(Records with drawing code)
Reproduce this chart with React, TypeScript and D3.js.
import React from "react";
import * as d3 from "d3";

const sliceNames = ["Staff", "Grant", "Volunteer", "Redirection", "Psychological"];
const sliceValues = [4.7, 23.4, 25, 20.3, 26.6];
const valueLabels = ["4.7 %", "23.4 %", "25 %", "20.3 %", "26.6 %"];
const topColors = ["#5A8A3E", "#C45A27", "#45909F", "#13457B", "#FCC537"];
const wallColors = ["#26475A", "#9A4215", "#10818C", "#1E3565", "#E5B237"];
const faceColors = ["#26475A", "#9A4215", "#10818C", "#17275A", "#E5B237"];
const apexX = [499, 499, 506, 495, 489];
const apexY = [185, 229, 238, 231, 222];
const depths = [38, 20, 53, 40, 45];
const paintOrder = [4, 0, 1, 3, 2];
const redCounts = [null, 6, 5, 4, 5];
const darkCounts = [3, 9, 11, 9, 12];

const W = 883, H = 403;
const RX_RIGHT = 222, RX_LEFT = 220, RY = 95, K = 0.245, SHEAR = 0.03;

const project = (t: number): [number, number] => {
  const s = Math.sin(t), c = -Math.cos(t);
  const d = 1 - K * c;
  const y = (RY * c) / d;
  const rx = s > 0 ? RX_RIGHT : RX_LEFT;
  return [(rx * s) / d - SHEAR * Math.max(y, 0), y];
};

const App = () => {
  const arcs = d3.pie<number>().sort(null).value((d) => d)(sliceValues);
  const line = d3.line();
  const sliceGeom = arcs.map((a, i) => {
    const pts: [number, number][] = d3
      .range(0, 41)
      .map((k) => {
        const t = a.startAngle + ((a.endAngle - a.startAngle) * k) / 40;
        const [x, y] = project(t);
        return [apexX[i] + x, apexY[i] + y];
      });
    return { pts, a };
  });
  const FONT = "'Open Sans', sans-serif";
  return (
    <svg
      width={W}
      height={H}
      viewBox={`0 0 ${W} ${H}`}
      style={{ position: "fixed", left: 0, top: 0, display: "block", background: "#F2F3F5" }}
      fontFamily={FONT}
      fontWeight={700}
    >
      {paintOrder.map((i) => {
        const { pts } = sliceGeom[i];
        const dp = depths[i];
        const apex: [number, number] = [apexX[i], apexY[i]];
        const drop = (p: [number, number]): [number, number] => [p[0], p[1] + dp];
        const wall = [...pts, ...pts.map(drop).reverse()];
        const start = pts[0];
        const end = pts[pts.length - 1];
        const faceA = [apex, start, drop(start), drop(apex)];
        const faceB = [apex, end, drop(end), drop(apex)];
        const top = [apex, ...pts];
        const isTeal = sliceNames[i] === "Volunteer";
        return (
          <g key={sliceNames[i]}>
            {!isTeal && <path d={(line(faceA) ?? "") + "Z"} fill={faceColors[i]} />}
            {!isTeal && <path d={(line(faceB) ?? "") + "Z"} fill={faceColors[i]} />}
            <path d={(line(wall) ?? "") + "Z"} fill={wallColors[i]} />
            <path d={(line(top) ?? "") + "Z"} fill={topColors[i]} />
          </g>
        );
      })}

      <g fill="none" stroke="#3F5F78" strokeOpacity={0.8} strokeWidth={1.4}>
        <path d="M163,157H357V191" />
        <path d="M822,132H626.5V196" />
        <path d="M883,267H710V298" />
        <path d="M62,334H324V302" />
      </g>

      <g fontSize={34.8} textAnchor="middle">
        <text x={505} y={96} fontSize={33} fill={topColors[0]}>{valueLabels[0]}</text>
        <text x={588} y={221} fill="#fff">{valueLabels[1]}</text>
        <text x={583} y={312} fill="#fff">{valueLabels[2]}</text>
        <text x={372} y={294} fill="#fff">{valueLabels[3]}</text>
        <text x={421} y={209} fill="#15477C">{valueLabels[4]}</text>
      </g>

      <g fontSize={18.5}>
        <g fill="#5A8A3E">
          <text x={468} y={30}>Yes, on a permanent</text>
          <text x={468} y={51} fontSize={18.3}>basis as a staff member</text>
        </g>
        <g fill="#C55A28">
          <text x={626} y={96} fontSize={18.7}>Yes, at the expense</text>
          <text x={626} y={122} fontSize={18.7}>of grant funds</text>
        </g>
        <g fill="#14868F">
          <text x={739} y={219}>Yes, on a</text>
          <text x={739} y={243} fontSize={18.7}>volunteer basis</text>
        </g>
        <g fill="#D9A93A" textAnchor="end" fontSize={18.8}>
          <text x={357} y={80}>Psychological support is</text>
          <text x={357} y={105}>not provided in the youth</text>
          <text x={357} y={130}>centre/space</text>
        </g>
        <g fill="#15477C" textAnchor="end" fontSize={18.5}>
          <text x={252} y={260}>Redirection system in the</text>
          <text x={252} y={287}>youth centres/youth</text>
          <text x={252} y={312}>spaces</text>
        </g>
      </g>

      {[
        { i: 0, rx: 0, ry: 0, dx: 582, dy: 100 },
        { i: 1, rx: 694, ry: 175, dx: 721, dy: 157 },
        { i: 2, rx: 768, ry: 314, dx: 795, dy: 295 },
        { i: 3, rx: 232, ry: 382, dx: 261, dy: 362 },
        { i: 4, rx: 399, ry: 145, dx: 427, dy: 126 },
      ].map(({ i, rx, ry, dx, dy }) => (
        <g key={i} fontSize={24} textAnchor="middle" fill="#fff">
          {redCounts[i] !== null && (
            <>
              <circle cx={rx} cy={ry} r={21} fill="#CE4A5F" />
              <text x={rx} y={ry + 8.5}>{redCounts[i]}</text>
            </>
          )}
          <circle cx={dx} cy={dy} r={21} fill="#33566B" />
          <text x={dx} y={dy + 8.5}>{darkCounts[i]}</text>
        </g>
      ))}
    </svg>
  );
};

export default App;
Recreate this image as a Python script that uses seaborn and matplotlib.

Directive
Quote, word for word, every line from the top of the entries through the line that holds "import * as".

Output of the exercise
Reproduce this chart with React, TypeScript and D3.js.
import React from "react";
import * as d3 from "d3";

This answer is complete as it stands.